おかさんに誕生日おめでとうと言って下さい」って。「ふ〜ん 誰だろうね・・・」
予想外にホアンが早く帰っていたので、「じゃー、おかさんリズムのお稽古休んじゃおう!!」
「レストラン、行きましょうか?」 「うん!そうしよう!!」 話はすぐまとまった。
会社に居る主人と時間を待ち合わせて、出かける事にした。

主人の仕事が少し手間取ったので、会社に9時過ぎに行く。
主人と3人で連れ立って、駅近くのインド料理専門のレストランに行く事にした。
久しぶりにインド料理が食べたくなった。ホアンも辛い料理は大好き。
ナンの香ばしい香りとカリカリとした歯ざわりが美味しい。
誕生日!という事でホアンと私はワインをオーダー。
主人はアルコールはまったくダメなのでコーラで乾杯。
激辛、少し辛め、とカレーのルーを付けてナンを頂く。
一枚のナンは私には丁度良い大きさ。少し物足りないホアンと主人はもう一枚注文追加。
一枚半づつをたいらげた。
「あ〜ぁ 美味しかった・・・」
さっとレシートを持ってレジの所へ行くホアン。
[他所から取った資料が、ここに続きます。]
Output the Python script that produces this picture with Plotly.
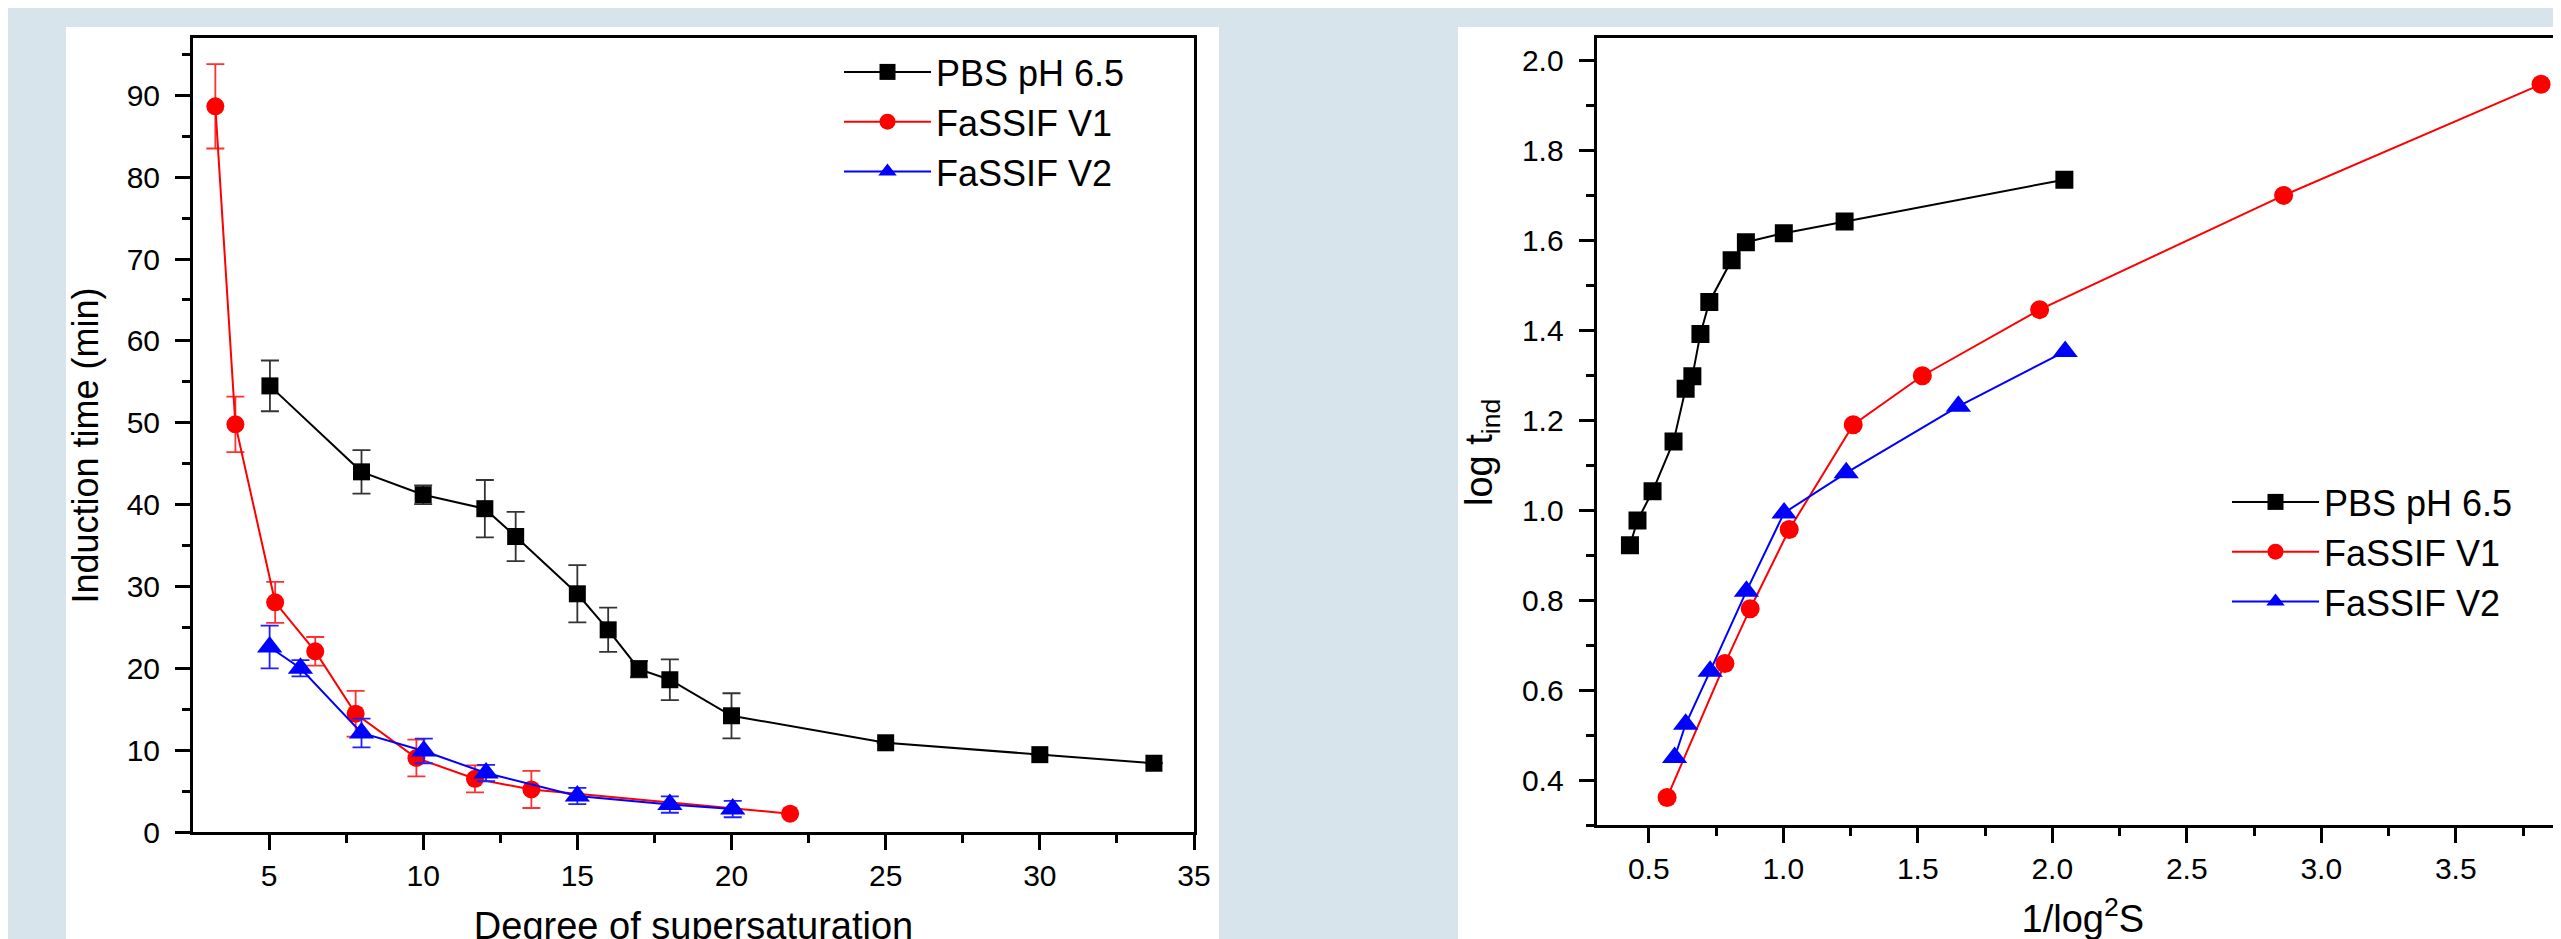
import plotly.graph_objects as go

# ---------------- data ----------------
series_names = ["PBS pH 6.5", "FaSSIF V1", "FaSSIF V2"]
series_colors = ["black", "red", "blue"]
errbar_colors = ["#333333", "#ff3030", "#2020ff"]
series_symbols = ["square", "circle", "triangle-up"]

# Left panel: induction time (min) vs degree of supersaturation
pbs_S = [5.03, 8.0, 10.0, 12.0, 13.0, 15.0, 16.0, 17.0, 18.0, 20.0, 25.0, 30.0, 33.7]
pbs_t = [54.5, 44.0, 41.2, 39.5, 36.1, 29.1, 24.7, 19.9, 18.6, 14.2, 10.9, 9.45, 8.4]
pbs_err = [3.1, 2.65, 1.15, 3.5, 3.0, 3.5, 2.7, 1.0, 2.5, 2.75, 0, 0, 0]

v1_S = [3.26, 3.91, 5.2, 6.5, 7.81, 9.78, 11.68, 13.51, 21.9]
v1_t = [88.65, 49.8, 28.06, 22.07, 14.45, 9.04, 6.5, 5.2, 2.24]
v1_err = [5.15, 3.4, 2.5, 1.75, 2.8, 2.25, 1.65, 2.27, 0]

v2_S = [5.02, 6.02, 8.0, 10.02, 12.04, 15.0, 18.0, 20.04]
v2_t = [22.6, 20.0, 12.1, 9.9, 7.2, 4.4, 3.35, 2.8]
v2_err = [2.6, 1.0, 1.75, 1.5, 1.0, 1.0, 1.0, 1.0]

# Right panel: log t_ind vs 1/log^2 S
pbs_invlog2S = [0.430, 0.458, 0.514, 0.592, 0.637, 0.662, 0.692, 0.725, 0.808, 0.861, 1.002, 1.228, 2.045]
pbs_logt = [0.922, 0.977, 1.042, 1.153, 1.270, 1.298, 1.392, 1.463, 1.556, 1.596, 1.616, 1.642, 1.735]

v1_invlog2S = [0.568, 0.783, 0.877, 1.022, 1.260, 1.517, 1.953, 2.860, 3.817]
v1_logt = [0.361, 0.659, 0.781, 0.957, 1.190, 1.299, 1.446, 1.700, 1.947]

v2_invlog2S = [0.596, 0.637, 0.728, 0.863, 1.003, 1.234, 1.651, 2.048]
v2_logt = [0.450, 0.524, 0.642, 0.820, 0.994, 1.083, 1.231, 1.353]

left_x_title = "Degree of supersaturation"
left_y_title = "Induction time (min)"
right_x_title = "1/log<sup>2</sup>S"
right_y_title = "log t<sub>ind</sub>"

# ---------------- styling ----------------
W, H = 2561, 939
FONT = "Liberation Sans, Arial, Helvetica, sans-serif"
BG = "#d8e4eb"
left_sizes = [17, 18, 22]
right_sizes = [18, 19, 22]

fig = go.Figure()

left_sets = [(pbs_S, pbs_t, pbs_err), (v1_S, v1_t, v1_err), (v2_S, v2_t, v2_err)]
for i, (xs, ys, es) in enumerate(left_sets):
    fig.add_trace(go.Scatter(
        x=xs, y=ys, mode="lines+markers", name=series_names[i],
        line=dict(color=series_colors[i], width=2),
        marker=dict(symbol=series_symbols[i], size=left_sizes[i], color=series_colors[i],
                    line=dict(width=0)),
        error_y=dict(type="data", array=es, visible=True, color=errbar_colors[i],
                     thickness=1.8, width=9),
        xaxis="x", yaxis="y", legend="legend", cliponaxis=False,
    ))

right_sets = [(pbs_invlog2S, pbs_logt), (v1_invlog2S, v1_logt), (v2_invlog2S, v2_logt)]
for i, (xs, ys) in enumerate(right_sets):
    fig.add_trace(go.Scatter(
        x=xs, y=ys, mode="lines+markers", name=series_names[i],
        line=dict(color=series_colors[i], width=2),
        marker=dict(symbol=series_symbols[i], size=right_sizes[i], color=series_colors[i],
                    line=dict(width=0)),
        xaxis="x2", yaxis="y2", legend="legend2",
    ))

axis_common = dict(
    showline=True, linewidth=3, linecolor="black",
    ticks="outside", ticklen=15, tickwidth=3, tickcolor="black",
    showgrid=False, zeroline=False, automargin=False,
    tickfont=dict(size=30, color="black", family=FONT),
)

def px_x(p):
    return p / W

def px_y(p):
    return (H - p) / H

legend_common = dict(xanchor="left", yanchor="top", bgcolor="rgba(0,0,0,0)",
                     borderwidth=0, itemwidth=87, tracegroupgap=0,
                     font=dict(size=36, family=FONT, color="black"))

fig.update_layout(
    width=W, height=H,
    margin=dict(l=0, r=0, t=0, b=0),
    paper_bgcolor=BG, plot_bgcolor="white",
    font=dict(family=FONT, size=30, color="black"),
    showlegend=True,
    xaxis=dict(**axis_common, domain=[px_x(185), px_x(1186)], range=[2.535, 35],
               tick0=0, dtick=5, mirror=True, anchor="y",
               minor=dict(dtick=2.5, ticks="outside", ticklen=8, tickwidth=3, tickcolor="black"),
               title=dict(text=left_x_title, font=dict(size=38, family=FONT), standoff=22)),
    yaxis=dict(**axis_common, domain=[px_y(824), px_y(30)], range=[0, 97],
               tick0=0, dtick=10, mirror=True, anchor="x", ticklabelstandoff=9,
               minor=dict(dtick=5, ticks="outside", ticklen=8, tickwidth=3, tickcolor="black")),
    xaxis2=dict(**axis_common, domain=[px_x(1588.6), 1.0], range=[0.306, 3.921],
                tick0=0, dtick=0.5, tickformat=".1f", mirror=True, anchor="y2",
                minor=dict(dtick=0.25, ticks="outside", ticklen=8, tickwidth=3, tickcolor="black"),
                title=dict(text=right_x_title, font=dict(size=38, family=FONT), standoff=22)),
    yaxis2=dict(**axis_common, domain=[px_y(817), px_y(30)], range=[0.3, 2.05],
                tick0=0, dtick=0.2, tickformat=".1f", mirror=False, anchor="x2",
                ticklabelstandoff=9,
                minor=dict(dtick=0.1, ticks="outside", ticklen=8, tickwidth=3, tickcolor="black")),
    legend=dict(x=px_x(831), y=px_y(34), **legend_common),
    legend2=dict(x=px_x(2219), y=px_y(464), **legend_common),
    shapes=[
        dict(type="rect", xref="paper", yref="paper", x0=px_x(58), x1=px_x(1211),
             y0=0, y1=px_y(19), fillcolor="white", line=dict(width=0), layer="below"),
        dict(type="rect", xref="paper", yref="paper", x0=px_x(1450), x1=1.0,
             y0=0, y1=px_y(19), fillcolor="white", line=dict(width=0), layer="below"),
    ],
    annotations=[
        dict(text=left_y_title, xref="paper", yref="paper", x=px_x(77), y=px_y(437.5),
             textangle=-90, showarrow=False, xanchor="center", yanchor="middle",
             font=dict(size=36, family=FONT, color="black")),
        dict(text=right_y_title, xref="paper", yref="paper", x=px_x(1474), y=px_y(445),
             textangle=-90, showarrow=False, xanchor="center", yanchor="middle",
             font=dict(size=38, family=FONT, color="black")),
    ],
)

fig.write_html("out.html", config={"displayModeBar": False})
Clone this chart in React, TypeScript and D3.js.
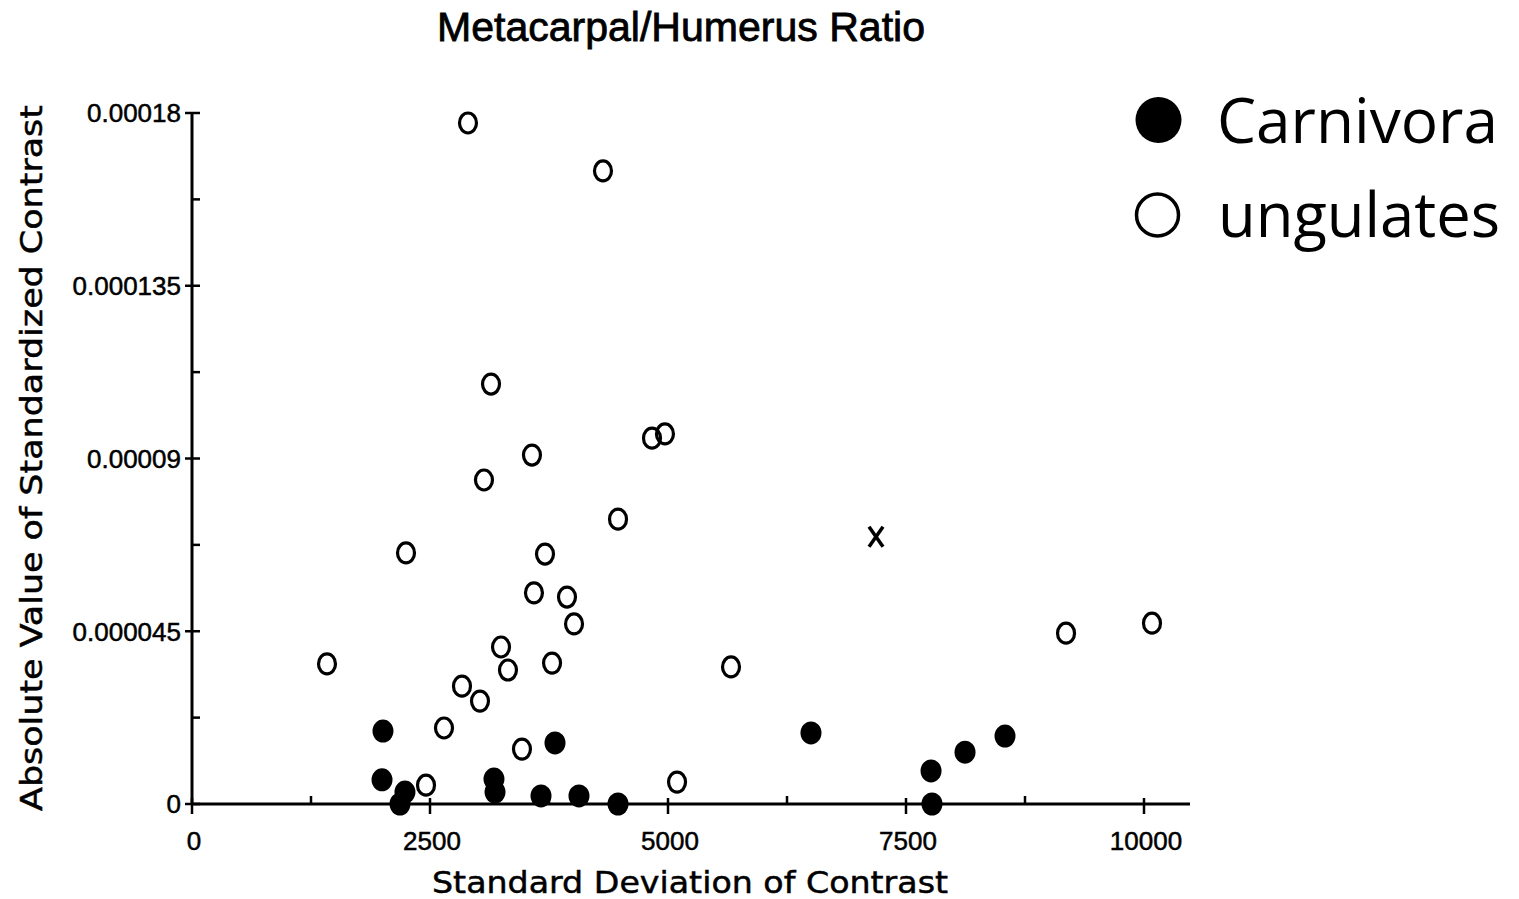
import React from "react";
import { scaleLinear, range } from "d3";

// ungulates (open circles): [sd of contrast, |standardized contrast|]
const ungulatesX = [2899, 4317, 3141, 3571, 4832, 4968, 3067, 4475, 2248, 3708, 3592, 3939, 4013,
  1418, 3246, 3319, 3782, 2836, 3025, 2647, 3466, 2458, 5095, 5662, 9181, 10084];
const ungulatesY = [0.0001774, 0.0001649, 0.0001094, 0.0000909, 0.0000953, 0.0000964, 0.0000844,
  0.0000742, 0.0000654, 0.0000651, 0.000055, 0.0000539, 0.0000469, 0.0000365, 0.0000409, 0.0000349,
  0.0000367, 0.0000307, 0.0000268, 0.0000198, 0.0000143, 0.0000049, 0.0000057, 0.0000357, 0.0000445,
  0.0000471];

// Carnivora (filled circles)
const carnivoraX = [2006, 1996, 2237, 2185, 3172, 3183, 3813, 3666, 4065, 4475, 6502, 7763, 8120, 8540, 7773];
const carnivoraY = [0.000019, 0.0000063, 0.0000031, 0, 0.0000065, 0.0000031, 0.0000159, 0.0000021,
  0.0000021, 0, 0.0000185, 0.0000086, 0.0000135, 0.0000177, 0];

// the single "x" point
const outlierX = [7185];
const outlierY = [0.0000696];

const xTicks = [0, 2500, 5000, 7500, 10000];
const yTicks = [0, 0.000045, 0.00009, 0.000135, 0.00018];
const yTickLabels = ["0", "0.000045", "0.00009", "0.000135", "0.00018"];

const App = () => {
  const width = 1519;
  const height = 899;

  const x = scaleLinear().domain([0, 10000]).range([192, 1144]);
  const y = scaleLinear().domain([0, 0.00018]).range([804, 113]);

  const xMinor = range(1250, 10001, 2500);
  const yMinor = range(0.0000225, 0.00018, 0.000045);

  const tickFont = "'Liberation Sans', Arial, sans-serif";

  const open = ungulatesX.map((d, i) => (
    <ellipse key={"u" + i} cx={x(d)} cy={y(ungulatesY[i])} rx={8.5} ry={10}
      fill="none" stroke="#000" strokeWidth={3.2} />
  ));

  const filled = carnivoraX.map((d, i) => (
    <ellipse key={"c" + i} cx={x(d)} cy={y(carnivoraY[i])} rx={10.5} ry={11.5} fill="#000" />
  ));

  const crosses = outlierX.map((d, i) => {
    const cx = x(d), cy = y(outlierY[i]);
    return (
      <g key={"x" + i} stroke="#000" strokeWidth={3.5}>
        <line x1={cx - 7} y1={cy - 10} x2={cx + 7} y2={cy + 10} />
        <line x1={cx + 7} y1={cy - 10} x2={cx - 7} y2={cy + 10} />
      </g>
    );
  });

  return (
    <svg width={width} height={height} viewBox={`0 0 ${width} ${height}`}
      style={{ position: "absolute", left: 0, top: 0, background: "#fff" }}>
      {/* title */}
      <text x={681} y={41} textAnchor="middle" fontFamily={tickFont} fontSize={41}
        stroke="#000" strokeWidth={0.8}
        textLength={488} lengthAdjust="spacingAndGlyphs">Metacarpal/Humerus Ratio</text>

      {/* axes */}
      <line x1={x(0)} x2={1190} y1={y(0)} y2={y(0)} stroke="#000" strokeWidth={3} />
      <line x1={x(0)} x2={x(0)} y1={y(0.00018)} y2={y(0)} stroke="#000" strokeWidth={3} />

      {yTicks.map((t, i) => (
        <g key={"yt" + i}>
          <line x1={x(0) - 7} x2={x(0) + 8} y1={y(t)} y2={y(t)} stroke="#000" strokeWidth={2.5} />
          <text x={181} y={y(t)} dy="0.36em" textAnchor="end" fontFamily={tickFont} fontSize={26}
            stroke="#000" strokeWidth={0.5}>
            {yTickLabels[i]}
          </text>
        </g>
      ))}
      {yMinor.map((t, i) => (
        <line key={"ym" + i} x1={x(0)} x2={x(0) + 8} y1={y(t)} y2={y(t)} stroke="#000" strokeWidth={2.5} />
      ))}

      {xTicks.map((t, i) => (
        <g key={"xt" + i}>
          <line x1={x(t)} x2={x(t)} y1={y(0) - 6} y2={y(0) + 10} stroke="#000" strokeWidth={2.5} />
          <text x={x(t) + 2} y={850} textAnchor="middle" fontFamily={tickFont} fontSize={26}
            stroke="#000" strokeWidth={0.5}>{t}</text>
        </g>
      ))}
      {xMinor.map((t, i) => (
        <line key={"xm" + i} x1={x(t)} x2={x(t)} y1={y(0) - 8} y2={y(0)} stroke="#000" strokeWidth={2.5} />
      ))}

      {/* axis titles */}
      <text x={690} y={893} textAnchor="middle" fontFamily="'DejaVu Sans', sans-serif" fontSize={31}
        stroke="#000" strokeWidth={0.5}
        textLength={516} lengthAdjust="spacingAndGlyphs">Standard Deviation of Contrast</text>
      <text transform="translate(42,458) rotate(-90)" textAnchor="middle"
        fontFamily="'DejaVu Sans', sans-serif" fontSize={31} stroke="#000" strokeWidth={0.5}
        textLength={706} lengthAdjust="spacingAndGlyphs">Absolute Value of Standardized Contrast</text>

      {/* points */}
      {open}
      {filled}
      {crosses}

      {/* legend */}
      <circle cx={1158.5} cy={120} r={23} fill="#000" />
      <text x={1217} y={143} fontFamily="'Open Sans', sans-serif" fontSize={62}
        textLength={281} lengthAdjust="spacingAndGlyphs">Carnivora</text>
      <circle cx={1157.5} cy={215} r={21} fill="none" stroke="#000" strokeWidth={3.5} />
      <text x={1218} y={237} fontFamily="'Open Sans', sans-serif" fontSize={62}
        textLength={282} lengthAdjust="spacingAndGlyphs">ungulates</text>
    </svg>
  );
};

export default App;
「まあ、うれしい!!」
「今日はホアンがご馳走してくれるんだ!」
レシートを見れば、6千円近く払っている。「あなた、半分出してやりなさい・・」と
そ〜と、耳打ちする私。「いや!ここはホアンの男をたててやらんと・・・」と主人。
先日のスピーチコンテストで多額の賞金をもらって、少し気が大きくなっているホアンだ。
主人と2人でレストランの外に出てホアンが来るのを待つ。
出て来たホアンに心から”ありがとう”と言った。

1130日(金曜日)『パラグライダー忘年会』
ホアンの自転車が壊れたので、安芸府中高校の石原事務長さんに連絡して
別の自転車を手配して頂いている。
留学生会館に聞いて頂いたら、もう自転車の予備は無かったそうで、
「安芸府中高校の卒業生が置いていった自転車があるので、それを捜してあげましょう」と
言って下さり、昨日、すでに別な自転車の手配をして頂いて、さっそく主人が自転車を
取りに学校に伺った。
ホアンのスピーチコンテストの折りのビデオを差し上げたら、大変喜んで頂いた。

今日ホアンはLPのN村さんと駅エールエール館で会う約束だ。
今度の日曜日にホアンは漢字テストが有る。
最後の追い込みなので、(と言っても、全然勉強していないホアン・・・)
LPの方の注意や出題ポイントのチェックである。
今日ホアンは学校を休み、自宅勉強をしているはずなのだが(多分寝ているかも・・・・)
いつも時間にルーズはホアン、寝過ごしていなければいいが・・・・。

今日は夕方からパラグライダーの忘年会がある予定だ。
ホアンもLPの方との勉強が終わって駅で落ち合う予定にしている。

6時半ごろホアンの携帯に電話する。夕方車が多かったので、自転車で駅まで
来ているという。それでは・・・と私たちはボンゴ車で駅に向う。
忘年会は7時からなので、時間が迫っている。
今日は金曜日だからか、市内は車が多くなかなか駅まで行くのに時間がかかる。
ホアンもエールエール館から自転車で駅に向っているようだ。
携帯電話はこんな時にまったく便利が良い。
ホアンもこの多い人ごみの中で迷う事なく、私達を見つけ出せる。

ホアンと会って、自転車を積み込み忘年会の場所へ急ぐ。
富士見町のイタリアンレストランだ。15分ばかり遅れたので、既に皆さん席に付いて
待っておられた。
山本さんの一年を振り帰っての挨拶の後皆さんで乾杯、思い思いに時を過ごす。
宴たけなわの頃、みなさんそれぞれが持ち寄った、500円のプレゼント交換をする。
ホアンはクリスマスツリーのデコレーショングッズをもらった。
最近は100円ショップに行くと、これが100円で出来るの〜???と思う程、立派な
物も有る。結構100円ショップで買ったプレゼントが重宝する。

このレストランは2時間限定、飲み放題という事で、7時に開始された忘年会は
9時にお開きとなった。
皆さんそれぞれに仕事があったり、予定があるので、一次会で解散する。
私達もホアンを連れ、途中帰りが一緒の麦田さんととりあえず会社まで帰り
乗用車に乗り換え帰宅する。
ホアンと一緒に途中ビデオショップによったので、少しワインを飲んだ私を主人は
心配して、一旦帰った主人再び私を捜しに家を出る所で、「何処をうろついているんだ!」
と、怒られてしまった。

明日はホアンも学校があるので、早く休ませなくては・・・・。